A man appeared in front of her – Rocco. Deep in the throes of a cocaine high, he was jumpy, paranoid. An argument began, an age-old squabble over money… only this time something darker had entered the equation. Rocco erupted; violence spewed forth from him like ash from Vesuvius. He beat Serafina; he kicked her on the ground. His rage had turned him into a feral animal; he was like a man possessed…

…and all the while Caim stood by, watching, as he had countless of lifetimes before… only this time, something within him snapped. He bested Rocco; with one swift blow he knocked him into unconsciousness. How he resisted killing him, I do not know. He gathered Serafina into his arms and soared into the night sky, towards refuge.

I peered around a corner in Caim’s warehouse loft. It was not the trendy downtown loft of the self-aware hipsters, instead, Caim’s lair was a decrepit, aged building of glass and steel and stone. Caim carried Serafina gently towards his bed. He ministered to her wounds; he permitted himself the luxury of touching her face – a secret, stolen act that he could only execute while she was not conscious, for with such contact comes great danger. He waited for her to wake – and she did, filled with hurt, distrust and shame. He showed her mercy; he pledged to take care of her – and wanted nothing in return. I sensed his hidden anguish; how carefully he concealed his humiliation when he realized that she did not remember him – but how could she? I longed to comfort him, to whisper that everything would be alright – but I did not, for I could not tell if that was the truth or a lie. I still do not known which it is.

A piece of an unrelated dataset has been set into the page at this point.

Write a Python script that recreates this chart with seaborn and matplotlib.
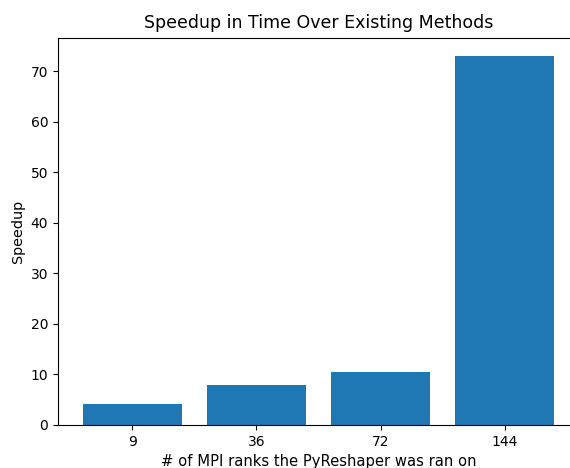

Caim left. When Serafina woke, there was food, and a desperate communication to her soul: an azalea blossom. She held the flower, and I saw her hand tremble. The whispers deep inside her had begun. She left – ran, actually, like a thief, into the night, towards all she knew. She ran home to Rocco.

I trailed behind Father Buer as he ministered to a homeless man – another fallen angel driven mad. As he and Caim argued about Caim’s contact with Serafina, a movement on the periphery of my vision caught my attention. I turned focus and found myself gazing upon a homeless man. He was not an actor. He slept in filth in an alley near St. Joseph’s Place; the stench of urine was unmistakable. It was cold outside, and wet – a thick marine layer had enveloped us in its water-logged grasp. The man had blanketed himself with newspapers in an effort to banish the chill. I wanted to go to him… who was he? Certainly, at one time, he had a name. He had once been somebody’s son, somebody’s lover, somebody’s friend. How far he had fallen from grace…

…but I did not approach him. I waited by my car after the last shot, making small talk, smiling, seemingly nonchalant, while inside I was weeping, for I was thinking of all that I had seen that night… and I fervently wished that I was a different person, one that was more beautiful. More brave. One that had the courage to sit with the fallen.